▶ [Task description]
Return, without pictures, the lines from the start of the data through the one that contains "THICK = 0.2162".

▶ [Entries from a dataset]

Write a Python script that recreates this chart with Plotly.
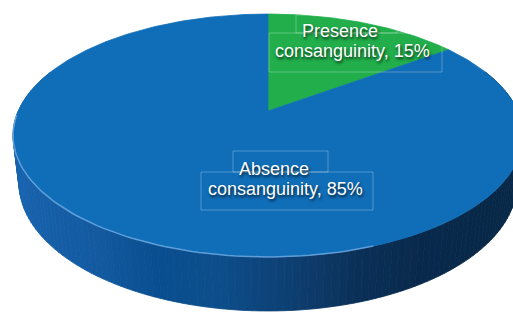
import numpy as np
import plotly.graph_objects as go

# ---------------- data ----------------
categories = ["Presence consanguinity", "Absence consanguinity"]
values = [15, 85]
slice_colors = ["#21AE4B", "#106EB8"]

# ---------------- 3D pie projection (camera model) ----------------
W, HGT = 513, 312
CX, CY = 268.0, 111.0          # screen position of the pie centre
F = 1095.5                      # focal length (px)
L = 4.387                       # camera distance (in pie radii)
SIN_A = 0.4666
ALPHA = np.arcsin(SIN_A)
COS_A = np.cos(ALPHA)
THICK = 0.2162                  # pie thickness (in radii)


def project(theta, y):
    """theta: clockwise angle from far point; y: 0 top face, -THICK bottom."""
    X = np.sin(theta)
    Z = np.cos(theta)
    depth = L - y * SIN_A + Z * COS_A
    u = CX + F * X / depth
    v = CY - F * (y * COS_A + Z * SIN_A) / depth
    return u, v


# side shading stops (screen x -> colour)
shade_x = [13, 100, 160, 220, 300, 360, 420, 513]
shade_rgb = [(24, 100, 175), (19, 90, 160), (9, 78, 143), (13, 78, 140),
             (14, 62, 110), (11, 48, 88), (9, 42, 76), (8, 40, 72)]


def shade(x):
    r = np.interp(x, shade_x, [c[0] for c in shade_rgb])
    g = np.interp(x, shade_x, [c[1] for c in shade_rgb])
    b = np.interp(x, shade_x, [c[2] for c in shade_rgb])
    return f"rgb({int(r)},{int(g)},{int(b)})"


fig = go.Figure()

# ---- side wall (painter's order, far first) ----
N = 240
th = np.linspace(0, 2 * np.pi, N + 1)
quads = []
for i in range(N):
    t0, t1 = th[i], th[i + 1]
    zmid = np.cos((t0 + t1) / 2)
    if zmid > 0.35:
        continue
    ut0, vt0 = project(t0, 0)
    ut1, vt1 = project(t1, 0)
    ub1, vb1 = project(t1, -THICK)
    ub0, vb0 = project(t0, -THICK)
    quads.append((zmid, [ut0, ut1, ub1, ub0, ut0], [vt0, vt1, vb1, vb0, vt0]))
quads.sort(key=lambda q: -q[0])
for zmid, xs, ys in quads:
    col = shade(np.mean(xs))
    fig.add_trace(go.Scatter(x=xs, y=ys, mode="lines", fill="toself",
                             fillcolor=col, line=dict(color=col, width=0.8),
                             hoverinfo="skip", showlegend=False))

# ---- top face slices ----
total = sum(values)
start = 0.0
for cat, val, col in zip(categories, values, slice_colors):
    end = start + val / total * 2 * np.pi
    tt = np.linspace(start, end, max(int(val * 4), 20))
    ua, va = project(tt, 0)
    xs = np.concatenate([[CX], ua, [CX]])
    ys = np.concatenate([[CY], va, [CY]])
    fig.add_trace(go.Scatter(x=xs, y=ys, mode="lines", fill="toself",
                             fillcolor=col, line=dict(color=col, width=0.8),
                             name=cat, hoverinfo="name", showlegend=False))
    start = end

# ---- rim highlight on front edge ----
tr = np.linspace(np.radians(160), np.radians(268), 80)
ur, vr = project(tr, 0)
fig.add_trace(go.Scatter(x=ur, y=vr, mode="lines",
                         line=dict(color="rgba(120,175,230,0.75)", width=1.5),
                         hoverinfo="skip", showlegend=False))

# ---------------- labels ----------------
font = dict(family="Liberation Sans, Arial, sans-serif", size=18,
            color="white", shadow="1px 2px 3px rgba(0,0,0,0.75)")
label_lines = [(cat.split(" ")[0], cat.split(" ", 1)[1] + f", {v}%")
               for cat, v in zip(categories, values)]
label_pos = [((339.5, 31.0), (352.0, 51.0)), ((273.5, 168.5), (285.5, 189.0))]
label_boxes = [((296, 15, 397, 33), (269, 33, 442, 72)),
               ((233, 151, 328, 172), (201, 172, 373, 210))]

annotations = []
shapes = []
for (l1, l2), (p1, p2), (b1, b2) in zip(label_lines, label_pos, label_boxes):
    for txt, (px, py) in ((l1, p1), (l2, p2)):
        annotations.append(dict(x=px, y=py, xref="x", yref="y", text=txt,
                                showarrow=False, font=font, borderpad=0,
                                xanchor="center", yanchor="middle"))
    for (x0, y0, x1, y1) in (b1, b2):
        shapes.append(dict(type="rect", xref="x", yref="y", x0=x0, y0=y0,
                           x1=x1, y1=y1,
                           line=dict(color="rgba(255,255,255,0.28)", width=1)))

fig.update_layout(
    width=W, height=HGT, margin=dict(l=0, r=0, t=0, b=0),
    paper_bgcolor="white", plot_bgcolor="white",
    xaxis=dict(range=[0, W], visible=False, fixedrange=True),
    yaxis=dict(range=[HGT, 0], visible=False, fixedrange=True),
    annotations=annotations, shapes=shapes, showlegend=False,
)

fig.write_html("out.html", config={"displayModeBar": False},
               post_script="document.body.style.margin='0';"
                           "document.body.style.overflow='hidden';")
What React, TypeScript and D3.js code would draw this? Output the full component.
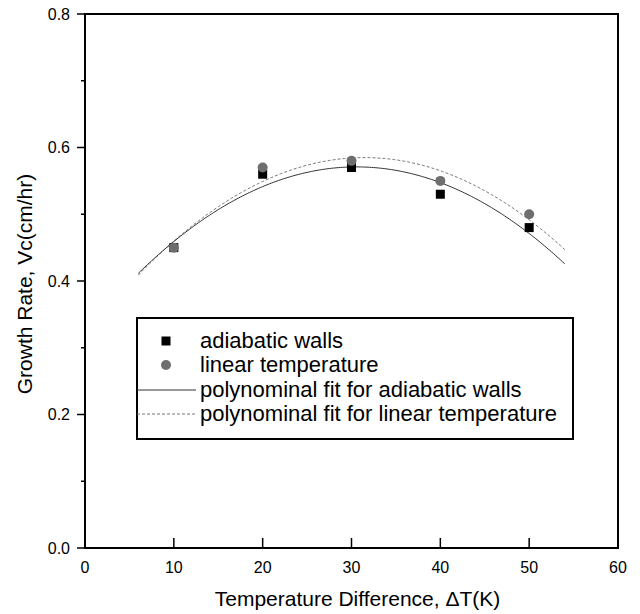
import React from "react";
import * as d3 from "d3";

const xTicks = [0, 10, 20, 30, 40, 50, 60];
const yTicks = [0.0, 0.2, 0.4, 0.6, 0.8];
const yMinorTicks = [0.1, 0.3, 0.5, 0.7];
const deltaT = [10, 20, 30, 40, 50];
const adiabatic = [0.45, 0.56, 0.57, 0.53, 0.48];
const linearTemp = [0.45, 0.57, 0.58, 0.55, 0.5];
const fitRange = [6, 54];
const legendLabels = [
  "adiabatic walls",
  "linear temperature",
  "polynominal fit for adiabatic walls",
  "polynominal fit for linear temperature",
];

// quadratic least-squares fit
function quadFit(xs: number[], ys: number[]) {
  const n = xs.length;
  const s = [0, 0, 0, 0, 0];
  const t = [0, 0, 0];
  for (let i = 0; i < n; i++) {
    const x = xs[i];
    for (let k = 0; k < 5; k++) s[k] += Math.pow(x, k);
    for (let k = 0; k < 3; k++) t[k] += Math.pow(x, k) * ys[i];
  }
  const A = [
    [s[0], s[1], s[2], t[0]],
    [s[1], s[2], s[3], t[1]],
    [s[2], s[3], s[4], t[2]],
  ];
  for (let i = 0; i < 3; i++) {
    for (let j = i + 1; j < 3; j++) {
      const f = A[j][i] / A[i][i];
      for (let k = i; k < 4; k++) A[j][k] -= f * A[i][k];
    }
  }
  const c = [0, 0, 0];
  for (let i = 2; i >= 0; i--) {
    let v = A[i][3];
    for (let k = i + 1; k < 3; k++) v -= A[i][k] * c[k];
    c[i] = v / A[i][i];
  }
  return (x: number) => c[0] + c[1] * x + c[2] * x * x;
}

export default function App() {
  const W = 640, H = 614;
  const left = 85, right = 618, top = 14, bottom = 548;
  const x = d3.scaleLinear().domain([0, 60]).range([left, right]);
  const y = d3.scaleLinear().domain([0, 0.8]).range([bottom, top]);

  const fA = quadFit(deltaT, adiabatic);
  const fL = quadFit(deltaT, linearTemp);
  const xs = d3.range(fitRange[0], fitRange[1] + 0.001, 0.25);
  const line = d3.line<number[]>().x((d) => x(d[0])).y((d) => y(d[1]));
  const pathA = line(xs.map((v) => [v, fA(v)]));
  const pathL = line(xs.map((v) => [v, fL(v)]));

  const font = "'Liberation Sans', Arial, sans-serif";
  const lg = { x0: 137, y0: 318, x1: 573, y1: 439 };
  const rowY = [341, 365, 390, 414];

  return (
    <svg width={W} height={H} style={{ position: "absolute", left: 0, top: 0 }} fontFamily={font}>
      <rect x={0} y={0} width={W} height={H} fill="white" />
      {/* fits */}
      <path d={pathL || ""} fill="none" stroke="#777" strokeWidth={1} strokeDasharray="3,2" />
      <path d={pathA || ""} fill="none" stroke="#333" strokeWidth={1} />
      {/* markers */}
      {deltaT.map((d, i) => (
        <rect key={"a" + i} x={x(d) - 4.5} y={y(adiabatic[i]) - 4.5} width={9} height={9} fill="#000" />
      ))}
      {deltaT.map((d, i) => (
        <circle key={"l" + i} cx={x(d)} cy={y(linearTemp[i])} r={5} fill="#6e6e6e" />
      ))}
      {/* frame */}
      <rect x={left} y={top} width={right - left} height={bottom - top} fill="none" stroke="#000" strokeWidth={2} />
      {/* y ticks */}
      {yTicks.map((t) => (
        <g key={"yt" + t}>
          <line x1={left - 8} x2={left} y1={y(t)} y2={y(t)} stroke="#000" strokeWidth={1.5} />
          <text x={left - 15} y={y(t)} dy="0.36em" textAnchor="end" fontSize={16}>
            {t.toFixed(1)}
          </text>
        </g>
      ))}
      {yMinorTicks.map((t) => (
        <line key={"ym" + t} x1={left - 4} x2={left} y1={y(t)} y2={y(t)} stroke="#000" strokeWidth={1.5} />
      ))}
      {/* x ticks */}
      {xTicks.map((t) => (
        <g key={"xt" + t}>
          <line x1={x(t)} x2={x(t)} y1={bottom} y2={bottom - 10} stroke="#000" strokeWidth={1.5} />
          <text x={x(t)} y={bottom + 25} textAnchor="middle" fontSize={16}>
            {t}
          </text>
        </g>
      ))}
      {/* axis titles */}
      <text x={(left + right) / 2 + 6} y={606} textAnchor="middle" fontSize={21}>
        Temperature Difference, ΔT(K)
      </text>
      <text
        transform={`translate(32, ${(top + bottom) / 2 + 3}) rotate(-90)`}
        textAnchor="middle"
        fontSize={21}
      >
        Growth Rate, Vc(cm/hr)
      </text>
      {/* legend */}
      <rect x={lg.x0} y={lg.y0} width={lg.x1 - lg.x0} height={lg.y1 - lg.y0} fill="white" stroke="#000" strokeWidth={2} />
      <rect x={161.5} y={rowY[0] - 4.5} width={9} height={9} fill="#000" />
      <circle cx={166} cy={rowY[1]} r={5} fill="#6e6e6e" />
      <line x1={137} x2={196} y1={rowY[2]} y2={rowY[2]} stroke="#333" strokeWidth={1} />
      <line x1={137} x2={196} y1={rowY[3]} y2={rowY[3]} stroke="#777" strokeWidth={1} strokeDasharray="3,2" />
      {legendLabels.map((l, i) => (
        <text key={l} x={200} y={rowY[i]} dy="0.33em" fontSize={22}>
          {l}
        </text>
      ))}
    </svg>
  );
}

▶ [The response]
Write a Python script that recreates this chart with Plotly.
import numpy as np
import plotly.graph_objects as go

# ---------------- data ----------------
categories = ["Presence consanguinity", "Absence consanguinity"]
values = [15, 85]
slice_colors = ["#21AE4B", "#106EB8"]

# ---------------- 3D pie projection (camera model) ----------------
W, HGT = 513, 312
CX, CY = 268.0, 111.0          # screen position of the pie centre
F = 1095.5                      # focal length (px)
L = 4.387                       # camera distance (in pie radii)
SIN_A = 0.4666
ALPHA = np.arcsin(SIN_A)
COS_A = np.cos(ALPHA)
THICK = 0.2162                  # pie thickness (in radii)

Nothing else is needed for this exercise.